* [Exercise prompt] Leave the pictures out, and retype all of the material exactly as written.
-*-*-
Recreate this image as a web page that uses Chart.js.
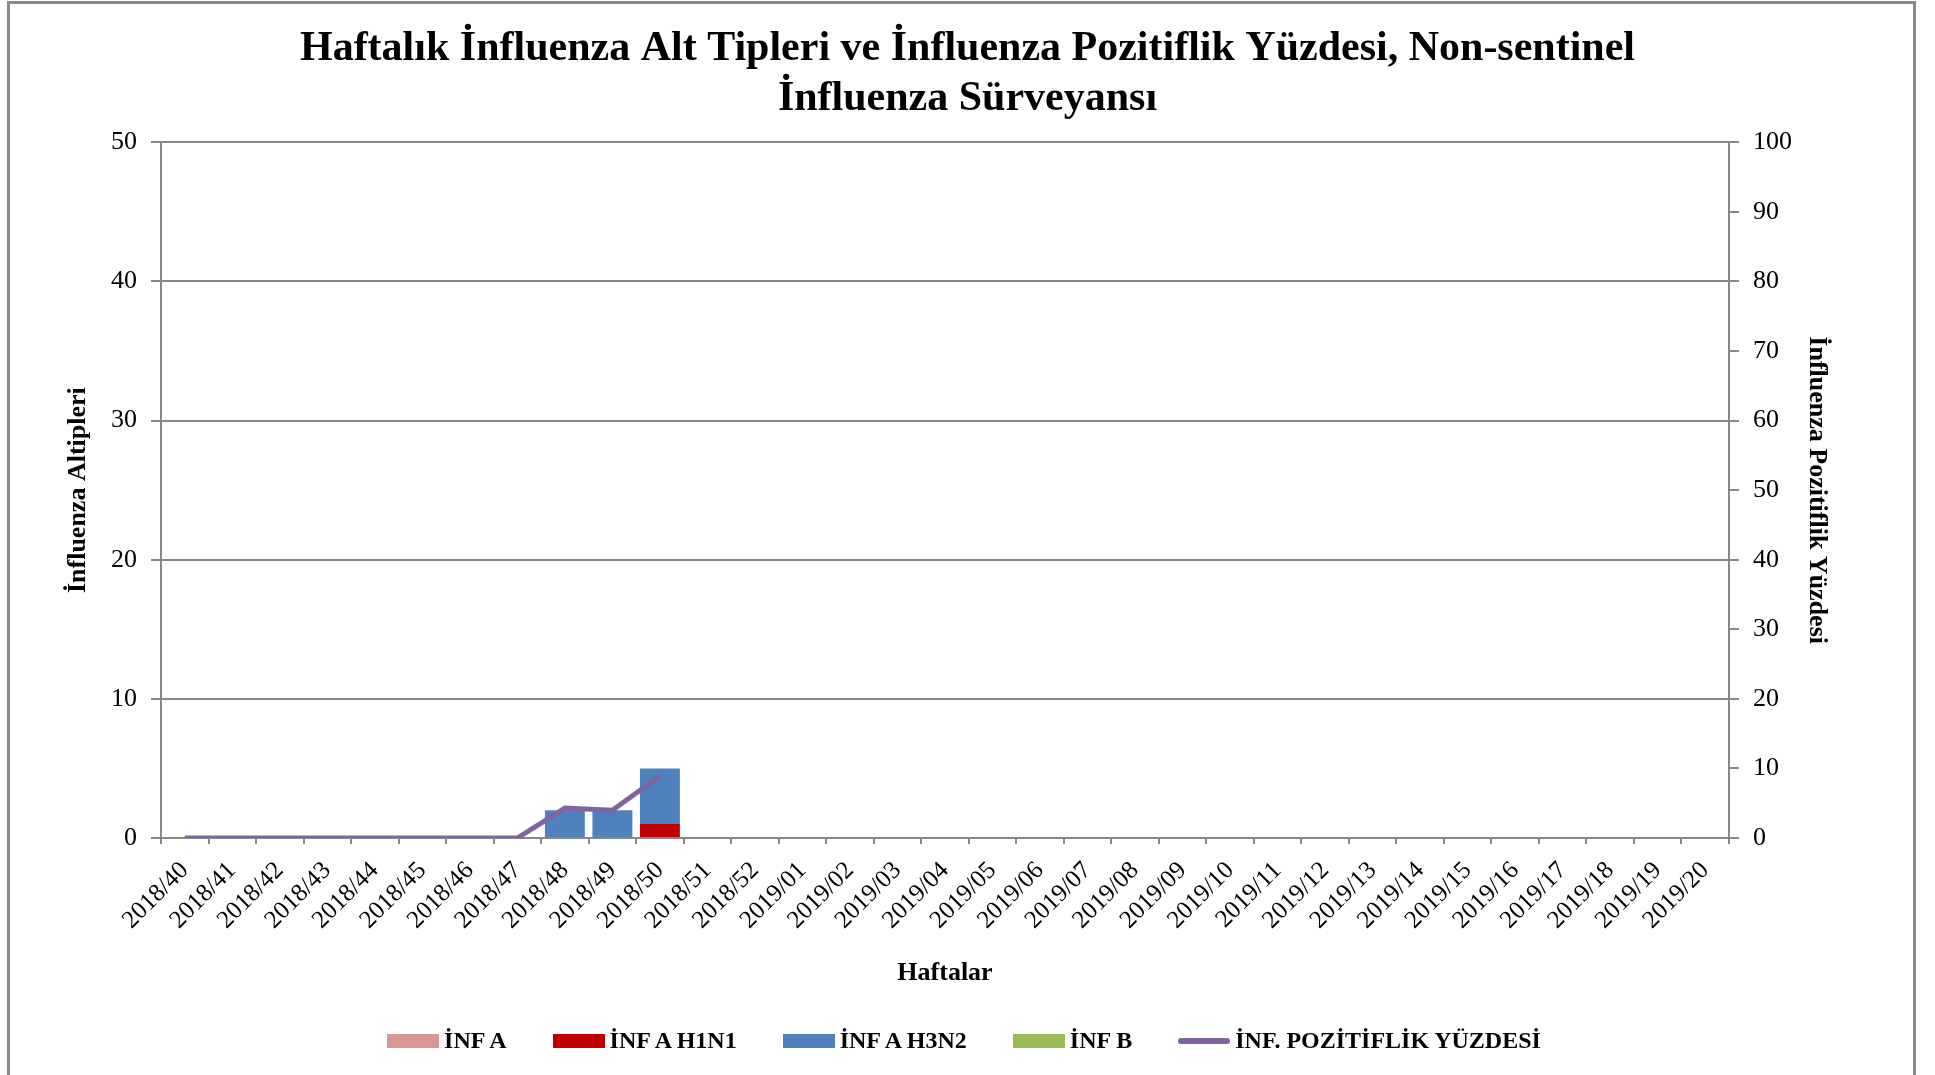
<!DOCTYPE html>
<html>
<head>
<meta charset="utf-8">
<script src="https://cdn.jsdelivr.net/npm/chart.js@4.4.0/dist/chart.umd.min.js"></script>
<style>
  html, body { margin: 0; padding: 0; background: #fff; }
  #wrap { position: relative; width: 1935px; height: 1075px; overflow: hidden; }
  #frame { position: absolute; left: 7px; top: 1px; width: 1909px; height: 1100px;
           border: 3px solid #8a8a8a; box-sizing: border-box; pointer-events: none; }
  #legend { position: absolute; left: 0; top: 1027px; width: 1928px; display: flex;
            justify-content: center; gap: 46px; font: bold 24px 'Liberation Serif', serif; }
  .item { display: flex; align-items: center; gap: 5px; }
  .box { width: 52px; height: 14px; }
  .line { width: 52px; height: 6px; border-radius: 3px; }
</style>
</head>
<body>
<div id="wrap">
  <canvas id="chart" width="1935" height="1075"></canvas>
  <div id="frame"></div>
  <div id="legend"></div>
</div>
<script>
const weeks = ['2018/40','2018/41','2018/42','2018/43','2018/44','2018/45','2018/46','2018/47',
  '2018/48','2018/49','2018/50','2018/51','2018/52','2019/01','2019/02','2019/03','2019/04',
  '2019/05','2019/06','2019/07','2019/08','2019/09','2019/10','2019/11','2019/12','2019/13',
  '2019/14','2019/15','2019/16','2019/17','2019/18','2019/19','2019/20'];

const infA     = [0,0,0,0,0,0,0,0,0,0,0];
const infH1N1  = [0,0,0,0,0,0,0,0,0,0,1];
const infH3N2  = [0,0,0,0,0,0,0,0,2,2,4];
const infB     = [0,0,0,0,0,0,0,0,0,0,0];
const positivity = [0,0,0,0,0,0,0,0,4.3,4.0,8.9];

const colors = {
  a: '#D99694',
  h1n1: '#C00000',
  h3n2: '#4F81BD',
  b: '#9BBB59',
  pos: '#8064A2'
};

const serif = "'Liberation Serif', 'Times New Roman', serif";
const gridGray = '#878787';

function bar(label, data, color) {
  return {
    type: 'bar',
    label: label,
    data: data,
    backgroundColor: color,
    borderWidth: 0,
    yAxisID: 'y',
    stack: 'tipler',
    order: 2,
    categoryPercentage: 0.84,
    barPercentage: 1.0
  };
}

const ctx = document.getElementById('chart').getContext('2d');
new Chart(ctx, {
  data: {
    labels: weeks,
    datasets: [
      bar('İNF A', infA, colors.a),
      bar('İNF A H1N1', infH1N1, colors.h1n1),
      bar('İNF A H3N2', infH3N2, colors.h3n2),
      bar('İNF B', infB, colors.b),
      {
        type: 'line',
        label: 'İNF. POZİTİFLİK YÜZDESİ',
        data: positivity,
        borderColor: colors.pos,
        backgroundColor: colors.pos,
        borderWidth: 5,
        pointRadius: 0,
        tension: 0,
        yAxisID: 'y1',
        order: 1
      }
    ]
  },
  options: {
    responsive: false,
    animation: false,
    layout: { padding: { left: 0, right: 0, top: 0, bottom: 77 } },
    plugins: {
      legend: { display: false },
      tooltip: { enabled: false },
      title: {
        display: true,
        text: ['Haftalık İnfluenza Alt Tipleri ve İnfluenza Pozitiflik Yüzdesi, Non-sentinel',
               'İnfluenza Sürveyansı'],
        color: '#000',
        font: { family: serif, size: 42, weight: 'bold', lineHeight: 1.17 },
        padding: { top: 25, bottom: 19 }
      }
    },
    scales: {
      x: {
        stacked: true,
        offset: true,
        grid: { offset: true, drawOnChartArea: false, drawTicks: true, tickLength: 6,
                color: gridGray, lineWidth: 2 },
        border: { color: gridGray, width: 2 },
        ticks: { color: '#000', font: { family: serif, size: 25 }, maxRotation: 45,
                 minRotation: 45, autoSkip: false, padding: 12 },
        title: { display: true, text: 'Haftalar', color: '#000',
                 font: { family: serif, size: 26, weight: 'bold' }, padding: { top: 4, bottom: 9 } },
        afterFit: function (s) { s.height = 160; }
      },
      y: {
        position: 'left',
        stacked: true,
        min: 0,
        max: 50,
        ticks: { stepSize: 10, color: '#000', font: { family: serif, size: 26 }, padding: 14 },
        grid: { color: gridGray, lineWidth: 2, tickLength: 10 },
        border: { color: gridGray, width: 2 },
        title: { display: true, text: 'İnfluenza Altipleri', color: '#000',
                 font: { family: serif, size: 26, weight: 'bold' }, padding: { top: 63, bottom: 4 } },
        afterFit: function (s) { s.width = 161; }
      },
      y1: {
        position: 'right',
        min: 0,
        max: 100,
        ticks: { stepSize: 10, color: '#000', font: { family: serif, size: 26 }, padding: 14 },
        grid: { drawOnChartArea: false, color: gridGray, lineWidth: 2, tickLength: 10 },
        border: { color: gridGray, width: 2 },
        title: { display: true, text: 'İnfluenza Pozitiflik Yüzdesi', color: '#000',
                 font: { family: serif, size: 26, weight: 'bold' }, padding: { top: 103, bottom: 4 } },
        afterFit: function (s) { s.width = 206; }
      }
    }
  }
});

// legend in Excel style
const legendItems = [
  { label: 'İNF A', color: colors.a, kind: 'box' },
  { label: 'İNF A H1N1', color: colors.h1n1, kind: 'box' },
  { label: 'İNF A H3N2', color: colors.h3n2, kind: 'box' },
  { label: 'İNF B', color: colors.b, kind: 'box' },
  { label: 'İNF. POZİTİFLİK YÜZDESİ', color: colors.pos, kind: 'line' }
];
const legendEl = document.getElementById('legend');
legendItems.forEach(function (it) {
  const item = document.createElement('div');
  item.className = 'item';
  const sw = document.createElement('span');
  sw.className = it.kind;
  sw.style.background = it.color;
  const txt = document.createElement('span');
  txt.textContent = it.label;
  item.appendChild(sw);
  item.appendChild(txt);
  legendEl.appendChild(item);
});
</script>
</body>
</html>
-*-*-
* [Answer to the problem]
Recreate this image as a web page that uses Chart.js.
<!DOCTYPE html>
<html>
<head>
<meta charset="utf-8">
<script src="https://cdn.jsdelivr.net/npm/chart.js@4.4.0/dist/chart.umd.min.js"></script>
<style>
  html, body { margin: 0; padding: 0; background: #fff; }
  #wrap { position: relative; width: 1935px; height: 1075px; overflow: hidden; }
  #frame { position: absolute; left: 7px; top: 1px; width: 1909px; height: 1100px;
           border: 3px solid #8a8a8a; box-sizing: border-box; pointer-events: none; }
  #legend { position: absolute; left: 0; top: 1027px; width: 1928px; display: flex;
            justify-content: center; gap: 46px; font: bold 24px 'Liberation Serif', serif; }
  .item { display: flex; align-items: center; gap: 5px; }
  .box { width: 52px; height: 14px; }
  .line { width: 52px; height: 6px; border-radius: 3px; }
</style>
</head>
<body>
<div id="wrap">
  <canvas id="chart" width="1935" height="1075"></canvas>
  <div id="frame"></div>
  <div id="legend"></div>
</div>
<script>
const weeks = ['2018/40','2018/41','2018/42','2018/43','2018/44','2018/45','2018/46','2018/47',
  '2018/48','2018/49','2018/50','2018/51','2018/52','2019/01','2019/02','2019/03','2019/04',
  '2019/05','2019/06','2019/07','2019/08','2019/09','2019/10','2019/11','2019/12','2019/13',
  '2019/14','2019/15','2019/16','2019/17','2019/18','2019/19','2019/20'];

const infA     = [0,0,0,0,0,0,0,0,0,0,0];
const infH1N1  = [0,0,0,0,0,0,0,0,0,0,1];
const infH3N2  = [0,0,0,0,0,0,0,0,2,2,4];
const infB     = [0,0,0,0,0,0,0,0,0,0,0];
const positivity = [0,0,0,0,0,0,0,0,4.3,4.0,8.9];

const colors = {
  a: '#D99694',
  h1n1: '#C00000',
  h3n2: '#4F81BD',
  b: '#9BBB59',
  pos: '#8064A2'
};

const serif = "'Liberation Serif', 'Times New Roman', serif";
const gridGray = '#878787';

function bar(label, data, color) {
  return {
    type: 'bar',
    label: label,
    data: data,
    backgroundColor: color,
    borderWidth: 0,
    yAxisID: 'y',
    stack: 'tipler',
    order: 2,
    categoryPercentage: 0.84,
    barPercentage: 1.0
  };
}

const ctx = document.getElementById('chart').getContext('2d');
new Chart(ctx, {
  data: {
    labels: weeks,
    datasets: [
      bar('İNF A', infA, colors.a),
      bar('İNF A H1N1', infH1N1, colors.h1n1),
      bar('İNF A H3N2', infH3N2, colors.h3n2),
      bar('İNF B', infB, colors.b),
      {
        type: 'line',
        label: 'İNF. POZİTİFLİK YÜZDESİ',
        data: positivity,
        borderColor: colors.pos,
        backgroundColor: colors.pos,
        borderWidth: 5,
        pointRadius: 0,
        tension: 0,
        yAxisID: 'y1',
        order: 1
      }
    ]
  },
  options: {
    responsive: false,
    animation: false,
    layout: { padding: { left: 0, right: 0, top: 0, bottom: 77 } },
    plugins: {
      legend: { display: false },
      tooltip: { enabled: false },
      title: {
        display: true,
        text: ['Haftalık İnfluenza Alt Tipleri ve İnfluenza Pozitiflik Yüzdesi, Non-sentinel',
               'İnfluenza Sürveyansı'],
        color: '#000',
        font: { family: serif, size: 42, weight: 'bold', lineHeight: 1.17 },
        padding: { top: 25, bottom: 19 }
      }
    },
    scales: {
      x: {
        stacked: true,
        offset: true,
        grid: { offset: true, drawOnChartArea: false, drawTicks: true, tickLength: 6,
                color: gridGray, lineWidth: 2 },
        border: { color: gridGray, width: 2 },
        ticks: { color: '#000', font: { family: serif, size: 25 }, maxRotation: 45,
                 minRotation: 45, autoSkip: false, padding: 12 },
        title: { display: true, text: 'Haftalar', color: '#000',
                 font: { family: serif, size: 26, weight: 'bold' }, padding: { top: 4, bottom: 9 } },
        afterFit: function (s) { s.height = 160; }
      },
      y: {
        position: 'left',
        stacked: true,
        min: 0,
        max: 50,
        ticks: { stepSize: 10, color: '#000', font: { family: serif, size: 26 }, padding: 14 },
        grid: { color: gridGray, lineWidth: 2, tickLength: 10 },
        border: { color: gridGray, width: 2 },
        title: { display: true, text: 'İnfluenza Altipleri', color: '#000',
                 font: { family: serif, size: 26, weight: 'bold' }, padding: { top: 63, bottom: 4 } },
        afterFit: function (s) { s.width = 161; }
      },
      y1: {
        position: 'right',
        min: 0,
        max: 100,
        ticks: { stepSize: 10, color: '#000', font: { family: serif, size: 26 }, padding: 14 },
        grid: { drawOnChartArea: false, color: gridGray, lineWidth: 2, tickLength: 10 },
        border: { color: gridGray, width: 2 },
        title: { display: true, text: 'İnfluenza Pozitiflik Yüzdesi', color: '#000',
                 font: { family: serif, size: 26, weight: 'bold' }, padding: { top: 103, bottom: 4 } },
        afterFit: function (s) { s.width = 206; }
      }
    }
  }
});

// legend in Excel style
const legendItems = [
  { label: 'İNF A', color: colors.a, kind: 'box' },
  { label: 'İNF A H1N1', color: colors.h1n1, kind: 'box' },
  { label: 'İNF A H3N2', color: colors.h3n2, kind: 'box' },
  { label: 'İNF B', color: colors.b, kind: 'box' },
  { label: 'İNF. POZİTİFLİK YÜZDESİ', color: colors.pos, kind: 'line' }
];
const legendEl = document.getElementById('legend');
legendItems.forEach(function (it) {
  const item = document.createElement('div');
  item.className = 'item';
  const sw = document.createElement('span');
  sw.className = it.kind;
  sw.style.background = it.color;
  const txt = document.createElement('span');
  txt.textContent = it.label;
  item.appendChild(sw);
  item.appendChild(txt);
  legendEl.appendChild(item);
});
</script>
</body>
</html>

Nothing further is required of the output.